Sports psychology is no newcomer to baseball. Two former Houston Astro executives remember that in 1972 their club put a psychologist on retainer for the season. Recalls Pat Gillick, then a Houston director of scouting and now a Toronto vice-president, "Players didn't make much use of the guy. They tended to be suspicious that the psychologist was working for management, trying to get inside their brains. And the manager thought the front office was making inroads into his area of responsibility."

Adds Tal Smith, then the Astros' vice-president and director of player personnel and now a consultant to major league teams, " Houston top management never really got behind the program. Without its support, the program never had a chance. But I was and still am a proponent of using a psychologist, because there are so many situations where professional counseling could be of value to both players and their teams. Anyone who plays professional baseball has dominated at the amateur level. He's never had a problem striking out in key situations or getting hitters out. Suddenly there's a level of competition that creates a very stressful situation, and some very fine prospects are unable to cope with this. There are problems with player-manager relations and with the sensitive egos of performers, and with some major league fathers who can be even worse than Little League fathers. And what about the three top draft choice catchers who developed psychological blocks about returning the ball to the pitcher?"

Not surprisingly.
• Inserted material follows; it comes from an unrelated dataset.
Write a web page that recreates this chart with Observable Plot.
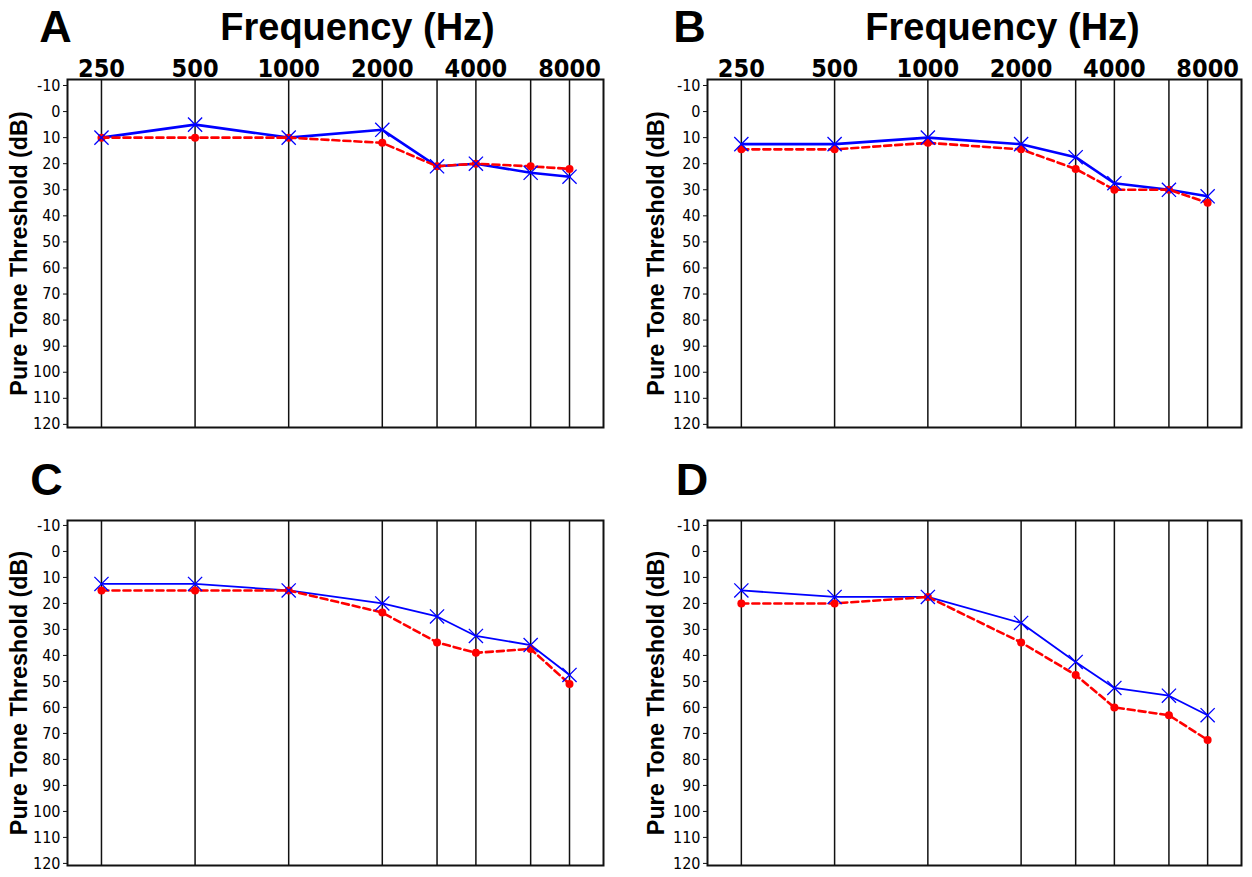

McGinnis, who has occasionally served as designated shrink for players on the Blue Jays, Braves, Cardinals, Reds, Giants and Yankees, believes that baseball teams need staff psychologists to treat stressed psyches every bit as much as they need trainers to treat stress fractures. "Managers have told me," he says, "that, at best, the athlete can be expected to hone his physical skills only another six to eight percent once he has made it to the majors. With the mind—where confidence, drive and enthusiasm are generated—the possibilities are unlimited, yet that's an area that's usually ignored.

"Major league players aren't pitching, hitting and fielding machines. Fans have little comprehension of the stresses their heroes and goats labor under. I've had managers tell me that a player is homesick, hard to manage, immature, anxious, has marital problems, shows homosexual tendencies, is a hypochondriac or a compulsive drinker or has threatened to kill the third-base coach. Authoritarian managers can be part of the problem, along with player rivalries, the endless nothing-to-do-on-the-road traveling and, worst of all, the daily pressure to win."